Как бы Робеспьер ни наслаждался своей популярностью, он намеревался сделать её силой, а не украшением. Случай проверить своё влияние представился зимой 1791 года. Ситуация становилась всё более и более трудной. Двор был более нелояльным и более извращенным, по мере того как его надежды на то, что кошмар закончится, становились слабее. Летом 1791 года германский император, король Пруссии и второстепенные поборники реакционных дел издали знаменитую Пильницкую декларацию. Угроза интервенции была тем единственным элементом, который был нужен, чтобы сделать положение монархии отчаянным. Это привело Францию в лихорадочное состояние.
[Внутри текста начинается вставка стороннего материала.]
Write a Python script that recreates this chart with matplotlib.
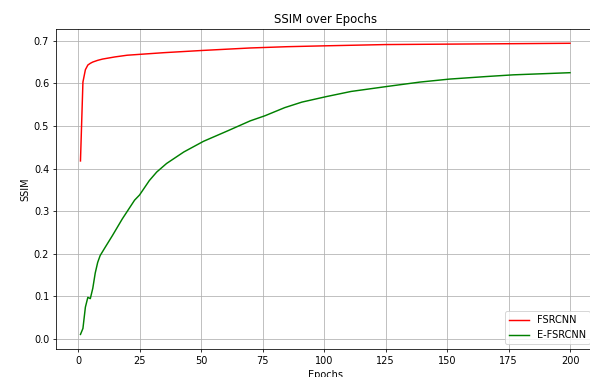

Ибо вместе с иностранными королями были французские принцы крови и французские дворяне. Весной 1792 года Собрание вынудило короля объявить войну Австрии. Робеспьер, несмотря на сильный прилив воинственных чувств, возглавил якобинскую оппозицию войне. Это один из самых проницательных актов его карьеры, ибо риски конфликта были ужасны. Если бы иностранцы и дворяне-эмигранты победили, всё, что завоевала Революция, было бы мгновенно и безвозвратно потеряно. Если, с другой стороны, французские армии победили бы, могла последовать одна из двух катастроф. Либо войска могли стать оружием в руках двора и реакционной партии для подавления всех прогрессивных партий вместе взятых; либо их генерал мог сделать себя верховным правителем. Робеспьер угадал, чего не сделали жирондисты, что Нарбонн и двор, принимая призыв к войне, тайно замышляли сначала раздавить фракцию дворян-эмигрантов, затем сделать короля популярным внутри страны и таким образом, наконец, создать сильную роялистскую армию. Конституционная партия в Законодательном собрании имела те же идеи, что и Нарбонн. Жирондисты искали войны; во-первых, из подлинного, если не глубоко мудрого, энтузиазма к свободе, которую они хотели бы распространить по всему миру; и во-вторых, потому что они думали, что война увеличит их популярность и даст им решающий контроль над ситуацией.